Sean C. Morgan
Of The New Era
Three Sweet Home natives have recently gone to work for Sweet Home Police Department.
Travis Luttmer is a police officer, and Karen Orr and Kim Lovik-Graves are dispatchers.
Luttmer is a 1998 Sweet Home High School graduate. He began working on July 24. He will attend a 10-week course at the state Police Academy beginning Sept. 11.
After high school, Luttmer, 26, attended Linn Benton Community College for two years in welding and fabrication.
He worked for 6 1/2 years for Monaco Coach in Coburg, where he was a department lead.
Before becoming a police officer, he was in the Lebanon Police Department Reserves for four months.
“I just decided I wanted a career instead of a job,” Luttmer said. “So I started looking at law enforcement.
“I’ve always been interested in law enforcement. I just finally decided to make the switch.”
That led him to the Lebanon reserves, and when he saw an opening in Sweet Home, he applied for it.
He is most interested in the community service aspect of law enforcement, “doing something to improve the community I live in,” he said, “being able to enforce the laws and keep people safe and being able to just help them out in general.
“I enjoy interacting with the community and being able to try to help them solve their problems.”
He is looking forward to a long-term career in which he can work on becoming proficient in knowledge and training and then eventually move on up toward a leadership position, he said.
Luttmer has lived in Sweet Home all his life. He is married to Courtney, and they have two children, Zachary, 4, and Dylan, 17 months.
He said he has enjoyed living in Sweet Home because it is centrally located to all kinds of recreational activities, right in the mountains and just a couple hours from the coast.
Luttmer enjoys outdoor activities, he said, and he thinks Sweet Home is a good place to raise a family in a small-town environment.
Lovik-Graves is a 2005 graduate of Sweet Home High School. She began work in May. She attended Chemeketa Community College in Salem where she worked on a criminal justice degree. She is taking on-line courses and plans to complete the degree next year.
She is married to Seth Graves, and they have one daughter, Klair Graves, 5 weeks.
“It’s a good way to get into law enforcement,” Lovik-Graves, 19, said of dispatching. She has been around law enforcement all her life. Her father is Linn County Sheriff’s Sgt. John Lovik.
Lovik-Graves plans to become a police officer when she is old enough. Officers must be 21 years old.
“I want to eventually be a detective and investigate sex crimes,” Lovik-Graves said.
Orr, 43, is a graduate of the Sweet Home High School Class of 1981. She started with SHPD on Aug. 1.

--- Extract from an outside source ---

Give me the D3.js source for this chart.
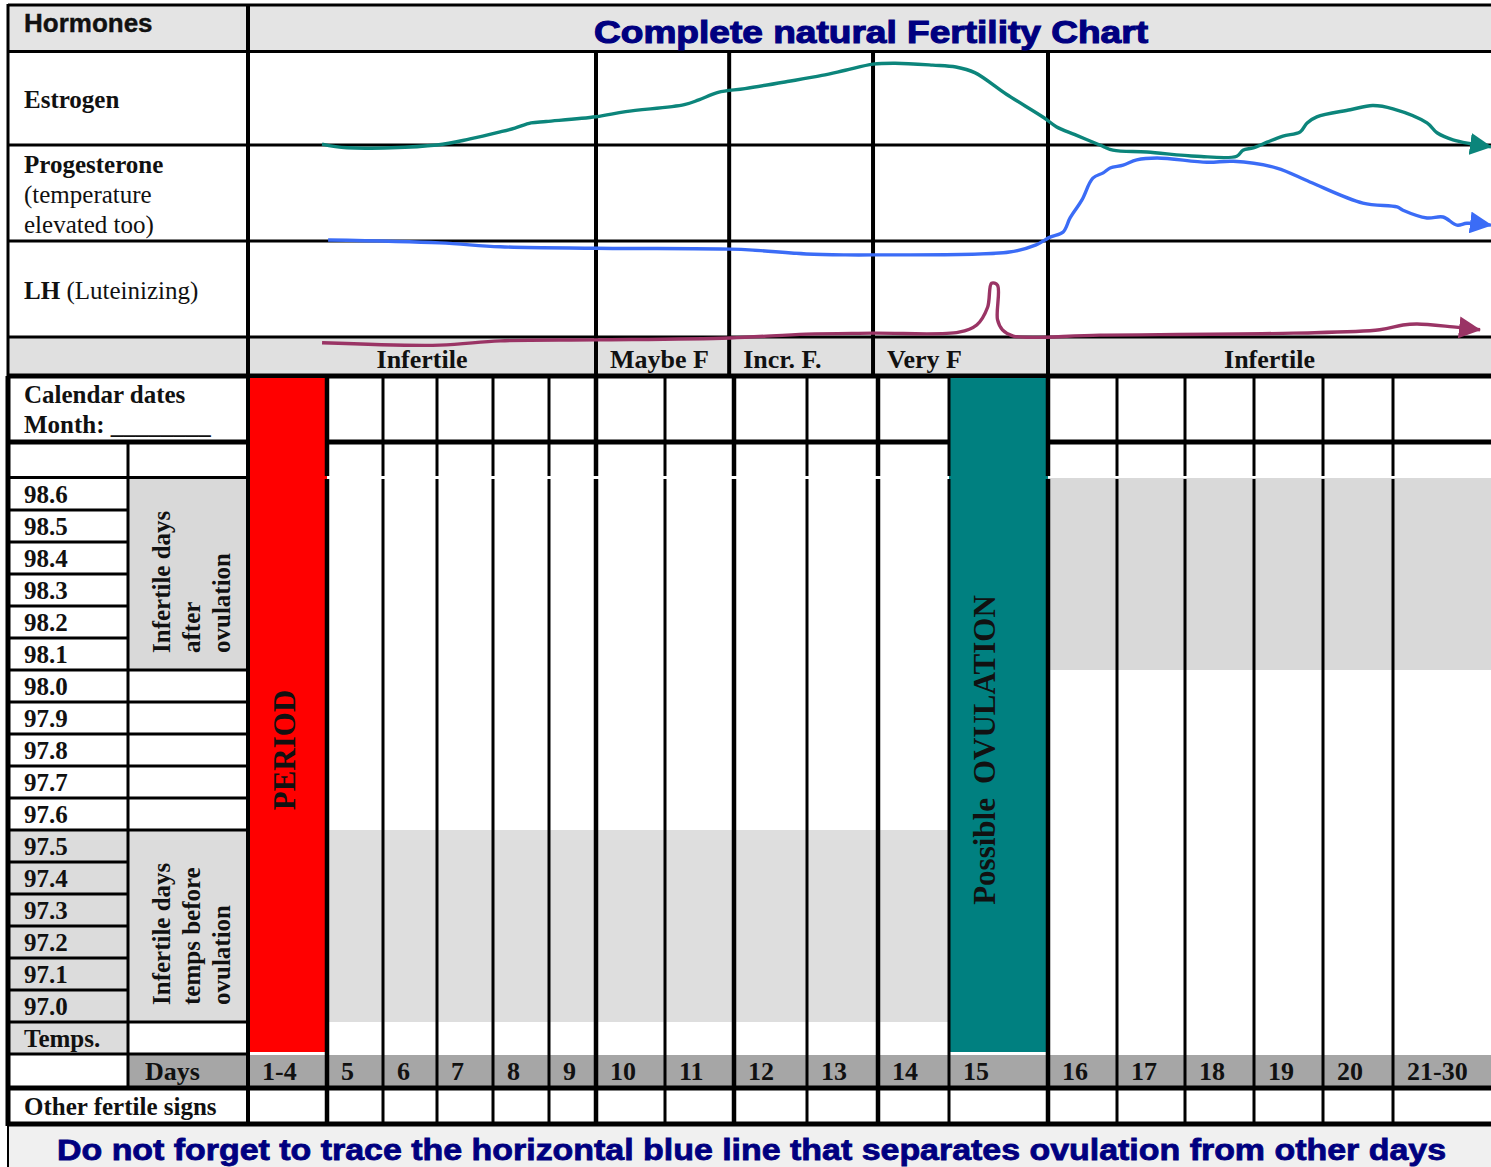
<!DOCTYPE html>
<html>
<head>
<meta charset="utf-8">
<script src="https://cdnjs.cloudflare.com/ajax/libs/d3/7.8.5/d3.min.js"></script>
<style>
  body { margin: 0; background: #fff; }
  svg { display: block; }
  .serif { font-family: "Liberation Serif", "Times New Roman", serif; font-weight: bold; fill: #111; }
  .sans { font-family: "Liberation Sans", Arial, sans-serif; font-weight: bold; }
</style>
</head>
<body>
<div id="chart"></div>
<script>
// chart values
var dayLabels = ["1-4","5","6","7","8","9","10","11","12","13","14","15","16","17","18","19","20","21-30"];
var dayBounds = [1,5,6,7,8,9,10,11,12,13,14,15,16,17,18,19,20,21,31];   // cycle day at each column edge
var tempLabels = ["98.6","98.5","98.4","98.3","98.2","98.1","98.0","97.9","97.8","97.7","97.6","97.5","97.4","97.3","97.2","97.1","97.0"];
var postOvulationTemps = ["98.6","98.5","98.4","98.3","98.2","98.1"];
var preOvulationTemps = ["97.5","97.4","97.3","97.2","97.1","97.0"];
var phaseLabels = ["Infertile","Maybe F","Incr. F.","Very F","Infertile"];
var phaseBounds = [1,10,11.93,13.93,16,31];
var periodDays = [1,5];
var ovulationDays = [15,16];
var preShadeDays = [5,15];
var postShadeDays = [16,31];

// hormone curves: [cycle day, level in % of its row height]
var estrogen = [[4.75,1],[5.36,-3],[7.0,0],[7.59,6.5],[8.13,14],[8.39,18],[8.68,23.5],[8.95,25],[10.0,30],[10.43,35.5],
  [11.28,43],[11.49,48],[11.77,56],[12.15,60],[12.73,67.5],[13.21,74],[13.54,79.5],[13.93,86],[14.24,87],[14.77,85],
  [15.07,83],[15.26,77],[15.58,54],[15.96,29],[16.12,19.5],[16.39,11],[16.75,0],[16.94,-5.5],[17.44,-7.5],[18.17,-12],
  [18.75,-12],[18.84,-5.5],[18.99,-3],[19.19,3],[19.42,9.5],[19.67,14],[19.77,23.5],[19.91,30],[20.39,37.5],[20.71,42],
  [21.0,38.5],[24.47,23.5],[25.49,13],[27.12,5.5],[31,-2]];
var progesterone = [[5.02,1],[7.05,-2],[8.13,-6],[10,-7.5],[11.94,-8.5],[12.26,-9.5],[12.99,-13.5],[13.54,-14.5],[13.93,-14.5],
  [15.61,-11.5],[15.88,-4],[16.03,4],[16.22,9.5],[16.32,24],[16.49,42.5],[16.65,65.5],[16.80,71],[16.90,76],[17.09,79],
  [17.29,84.5],[17.59,86.5],[18.32,82],[18.70,83],[19.33,76],[19.81,61.5],[20.57,39.5],[21.41,35.5],[22.02,32],[24.47,24],
  [26.10,25],[27.53,16.5],[28.55,18.5],[31,16.5]];
var lh = [[4.75,-6],[7.05,-8.5],[8.13,-4],[10,-3],[11.94,-1],[12.99,3],[13.93,4],[15.10,5],[15.28,12.5],[15.39,31],
  [15.43,56],[15.49,54],[15.49,18],[15.54,7.5],[15.65,1],[16.75,2],[19.57,4],[20.81,7.5],[22.02,12.5],[23.45,13.5],
  [27.12,10.5],[29.88,7.5]];

// layout
var W = 1491, H = 1167;
var colX = [248,327,383,437,493,549,596,665,734,807,878,949,1048,1117,1185,1254,1323,1393,1491];
var thickDays = [5,10,12,14,16];

var svg = d3.select("#chart").append("svg")
    .attr("width", W)
    .attr("height", H);

var x = d3.scaleLinear().domain(dayBounds).range(colX);
var tempY = d3.scaleBand().domain(tempLabels.concat(["Temps."])).range([478, 1054]);
var bw = tempY.bandwidth();

var hormoneRows = [
  {name: "estrogen", data: estrogen, top: 51, bottom: 145, color: "#0c857b"},
  {name: "progesterone", data: progesterone, top: 145, bottom: 241, color: "#3b6cf6"},
  {name: "lh", data: lh, top: 241, bottom: 337, color: "#9a3465"}
];

function rect(x0, y0, x1, y1, fill) {
  return svg.append("rect").attr("x", x0).attr("y", y0)
    .attr("width", x1 - x0).attr("height", y1 - y0).attr("fill", fill);
}
function seg(x1, y1, x2, y2, w) {
  return svg.append("line").attr("x1", x1).attr("y1", y1).attr("x2", x2).attr("y2", y2)
    .attr("stroke", "#000").attr("stroke-width", w);
}
function txt(s, tx, ty, size, cls) {
  return svg.append("text").attr("class", cls || "serif").attr("x", tx).attr("y", ty)
    .attr("font-size", size).text(s);
}

// backgrounds
rect(8, 5, W, 51, "#e4e4e4");
rect(8, 337, W, 376, "#e0e0e0");
rect(8, 1126, W, H, "#f0f0f0");
rect(x(preShadeDays[0]), tempY(preOvulationTemps[0]), x(preShadeDays[1]), tempY(preOvulationTemps[5]) + bw, "#dedede");
rect(x(postShadeDays[0]), tempY(postOvulationTemps[0]), x(postShadeDays[1]), tempY(postOvulationTemps[5]) + bw, "#d9d9d9");
preOvulationTemps.concat(["Temps."]).forEach(function(t) { rect(8, tempY(t), 128, tempY(t) + bw, "#dcdcdc"); });
rect(128, tempY(postOvulationTemps[0]), 248, tempY(postOvulationTemps[5]) + bw, "#d9d9d9");
rect(128, tempY(preOvulationTemps[0]), 248, tempY(preOvulationTemps[5]) + bw, "#dcdcdc");
rect(128, 1055, W, 1086, "#a6a6a6");

// horizontal rules
seg(8, 5, W, 5, 3);
seg(8, 51.5, W, 51.5, 3);
seg(8, 145, W, 145, 3);
seg(8, 241, W, 241, 3);
seg(8, 337, W, 337, 3);
seg(8, 376, W, 376, 5);
seg(8, 442, W, 442, 5);
seg(8, 477.5, 248, 477.5, 3);
tempLabels.concat(["Temps."]).forEach(function(t, i) {
  if (i === 0) return;
  var yy = tempY(t);
  var inBox = (postOvulationTemps.indexOf(t) > 0) || (preOvulationTemps.indexOf(t) > 0);
  seg(8, yy, inBox ? 128 : 248, yy, 3);
});
seg(8, 1054, 248, 1054, 3);
seg(8, 1088, W, 1088, 5);
seg(8, 1124, W, 1124, 5);

// period and ovulation columns
rect(x(periodDays[0]), 378, x(periodDays[1]), 1052, "#ff0000");
rect(x(ovulationDays[0]), 378, x(ovulationDays[1]), 1052, "#008080");

// vertical rules
seg(8, 4, 8, 376, 3);
seg(8, 376, 8, 1126, 5);
seg(8, 1126, 8, H, 2);
seg(128, 444, 128, 1088, 3);
seg(248, 4, 248, 1126, 4);
phaseBounds.slice(1, -1).forEach(function(d) { seg(x(d), 51, x(d), 376, 4); });
dayBounds.slice(1, -1).forEach(function(d) {
  var w = thickDays.indexOf(d) >= 0 ? 4.5 : 3;
  seg(x(d), 378, x(d), 476, w);
  seg(x(d), 479, x(d), 1126, w);
});

// header texts
txt("Hormones", 24, 32, 26, "sans").attr("fill", "#111").attr("stroke", "#111").attr("stroke-width", 0.4);
txt("Complete natural Fertility Chart", 594, 43, 31, "sans")
  .attr("fill", "#000080").attr("stroke", "#000080").attr("stroke-width", 1.1)
  .attr("textLength", 554).attr("lengthAdjust", "spacingAndGlyphs");

txt("Estrogen", 24, 108, 25);
txt("Progesterone", 24, 173, 25);
txt("(temperature", 24, 203, 25).style("font-weight", "normal");
txt("elevated too)", 24, 233, 25).style("font-weight", "normal");
var lhLabel = txt("LH", 24, 299, 25);
lhLabel.append("tspan").style("font-weight", "normal").text(" (Luteinizing)");

// phase labels
phaseLabels.forEach(function(p, i) {
  var x0 = x(phaseBounds[i]), x1 = x(phaseBounds[i + 1]);
  var centered = (p === "Infertile");
  txt(p, centered ? (x0 + x1) / 2 : x0 + 14, 368, 26)
    .attr("text-anchor", centered ? "middle" : "start");
});

// left table texts
txt("Calendar dates", 24, 403, 25);
txt("Month: ________", 24, 433, 25);
tempLabels.concat(["Temps."]).forEach(function(t) { txt(t, 24, tempY(t) + 25, 25); });
txt("Days", 145, 1080, 26);
txt("Other fertile signs", 24, 1115, 25);

function rotated(lines, yStart) {
  lines.forEach(function(s, i) {
    svg.append("text").attr("class", "serif").attr("font-size", 25)
      .attr("transform", "translate(" + (170 + i * 30) + "," + yStart + ") rotate(-90)")
      .text(s);
  });
}
rotated(["Infertile days", "after", "ovulation"], tempY(postOvulationTemps[5]) + bw - 17);
rotated(["Infertile days", "temps before", "ovulation"], tempY(preOvulationTemps[5]) + bw - 17);

// day numbers
dayLabels.forEach(function(d, i) {
  txt(d, x(dayBounds[i]) + 14, 1080, 26);
});

// vertical labels in the colored columns
svg.append("text").attr("class", "serif").attr("font-size", 31).attr("text-anchor", "middle")
  .attr("fill", "#1a1a1a")
  .attr("transform", "translate(" + (x(periodDays[1]) - 32) + ",750) rotate(-90)")
  .text("PERIOD");
var ov = svg.append("text").attr("class", "serif").attr("font-size", 31).attr("text-anchor", "middle")
  .attr("fill", "#111")
  .attr("transform", "translate(" + (x(ovulationDays[0]) + 46) + ",750) rotate(-90)");
ov.append("tspan").text("Possible");
ov.append("tspan").attr("dx", 14).text("OVULATION");

// footer
txt("Do not forget to trace the horizontal blue line that separates ovulation from other days", 57, 1160, 29, "sans")
  .attr("fill", "#000080").attr("stroke", "#000080").attr("stroke-width", 0.8)
  .attr("textLength", 1389).attr("lengthAdjust", "spacingAndGlyphs");

// hormone curves with arrow heads
var defs = svg.append("defs");
hormoneRows.forEach(function(r) {
  defs.append("marker")
    .attr("id", "arrow-" + r.name)
    .attr("markerUnits", "userSpaceOnUse")
    .attr("viewBox", "0 0 22 22")
    .attr("markerWidth", 22).attr("markerHeight", 22)
    .attr("refX", 21).attr("refY", 11)
    .attr("orient", "auto")
    .append("path").attr("d", "M0,0 L22,11 L0,22 Z").attr("fill", r.color);

  var yScale = d3.scaleLinear().domain([0, 100]).range([r.bottom, r.top]);
  var path = d3.line()
    .x(function(d) { return x(d[0]); })
    .y(function(d) { return yScale(d[1]); })
    .curve(d3.curveCatmullRom.alpha(0.5));

  svg.append("path")
    .datum(r.data)
    .attr("d", path)
    .attr("fill", "none")
    .attr("stroke", r.color)
    .attr("stroke-width", 3.4)
    .attr("stroke-linejoin", "round")
    .attr("marker-end", "url(#arrow-" + r.name + ")");
});
</script>
</body>
</html>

She is married to Jeremy Orr and has one daughter, five sons and six grandchildren with one more grandchild expected soon.
She has a degree in criminal justice from Linn-Benton Community College and took additional courses in law enforcement at Western Oregon University. She worked in insurance for 11 years, including State Farm in Sweet Home.
“My dream has been to work in some kind of law enforcement field,” Orr said. “I love the community, and I think that (going to work as a dispatcher) was a way to give back to my community.
“I think it’s in the blood. One of my sons is a correctional officer in New Jersey.”